Wednesday, 29 December 2010

Brass Monkey 4 Hour Round 2

As round 2 of the Brass Monkey Winter Series approached I was pretty excited and highly motivated about racing at Ash Ranges a year on from where I won my first race for TORQ. Multiple pre rides of the course revealed some fantastic new singletrack sections, and only a small amount of ice and snow remained after the freezing conditions we’d been exposed too over the last few weeks. Any possibility of riding a dry course disappeared though the night before the race as heavy showers hit the venue turning the trails into a muddy wet mess.

500 riders lined up Tuesday morning to take part in the 4, 2 or 1 hour events. After a warm up I squeezed my way onto the front row of the starting grid and focused upon the manic 4 hours that lay ahead. The siren signalled the start, I led the race up the long tarmac road to the right hand turn spreading the field out behind. After this I let Phil Gale take the lead and set the pace, after the first lap Phil and myself had already pulled out a minutes gap over the chasers.

Shortly into the second lap I was left riding alone out in the lead, not the most fun scenario with 3 hours remaining! Eventually the conditions began to take effect on the bike wearing away brake pads until after 2 hours I was left with no more than the back plate of the brake pads to stop me.

Approaching the final hour of the race the course emptied as the 2 hour and 1 hour races finished, this left the course open and easier to ride with no backmarkers left to overtake. I was struggling for motivation though by this point as the conditions seemed to worsen as fog covered the venue. Unsure on the gap back to my rivals I was forced to head out on a seventh lap which eventually proved unnecessary as I rolled in to take the victory 1 lap ahead.

Dropping down the final descent into the arena field safely I felt a massive sense of relief, and once I crossed the finish line to take the victory it made the last 4 hours of pain and suffering worthwhile.

Sunday, 26 December 2010

Happy Christmas!

2010 is coming to a close and preparations for 2011 are well underway. I’ve made an effort to not let the weekly training hours go too mad just yet, it’s important to stay fresh and motivation for the big months of January, February, and March where training makes a real impact on the season.

The poor weather you’d think would put a huge downer on motivation but I’m loving the cold snowy conditions these last few weeks, getting home in the middle of the winter and not having to clean the bike is pretty darn fantastic! I’ve been logging in regular 4 to 5 hours base rides these last few weeks. Riding in the snow has been great power training and should help my technical ability in muddy races.

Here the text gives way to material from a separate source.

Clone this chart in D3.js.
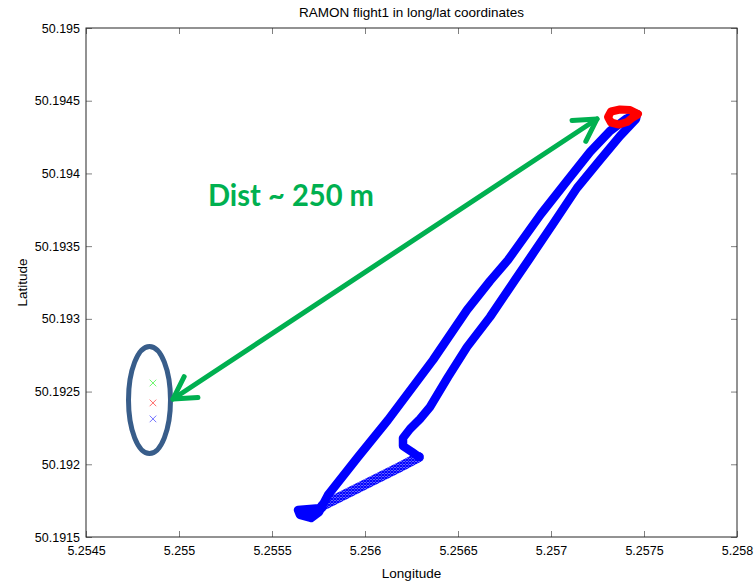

Hopefully all this training will give me the edge over my rivals this Tuesday at round 2 of the Brass Monkey Winter Series. Having pre ridden the course I’m pretty excited about the race. They’ve made a load of changes from last year’s power course which I won on. Numerous new singletrack sections and a few additional short sharp climbs will further increase the high intensity the track demands.

Thanks for reading the blog this year, following my travels, and providing me with some fantastic support. Happy Christmas!

Saturday, 18 December 2010

Snowy Times

The snow has arrived to southern England again for the second time this month. Whilst it seems that many people just can’t cope in these “extreme” weather conditions with maybe 4 inches of snow on the ground us mountain bikers are rubbing our hands with glee and hoping for more snowfall (or at least I am!).

The local trails this morning were covered with a fresh coating of snow which glistened brightly, only animal footprints had previously disturbed the perfect blanket.

Our bicycle tyres made a crunching noise as the snow compacted and the wheels searched for traction. The covering of snow hid the trails features; we rode almost blind trying to remember where the rocks, roots, holes, and stumps lay. It was only a matter of time before someone was rolling around on the floor in the snow having hit an object or skidded out of control.

Passing car drivers or walkers gave a curious glance wondering why we would even consider riding our bikes. We would smile back and laugh a little more as the fun continued.

After numerous accidents and much laughter the ride was complete, 4 hours 30 added to the training tally. More tomorrow please.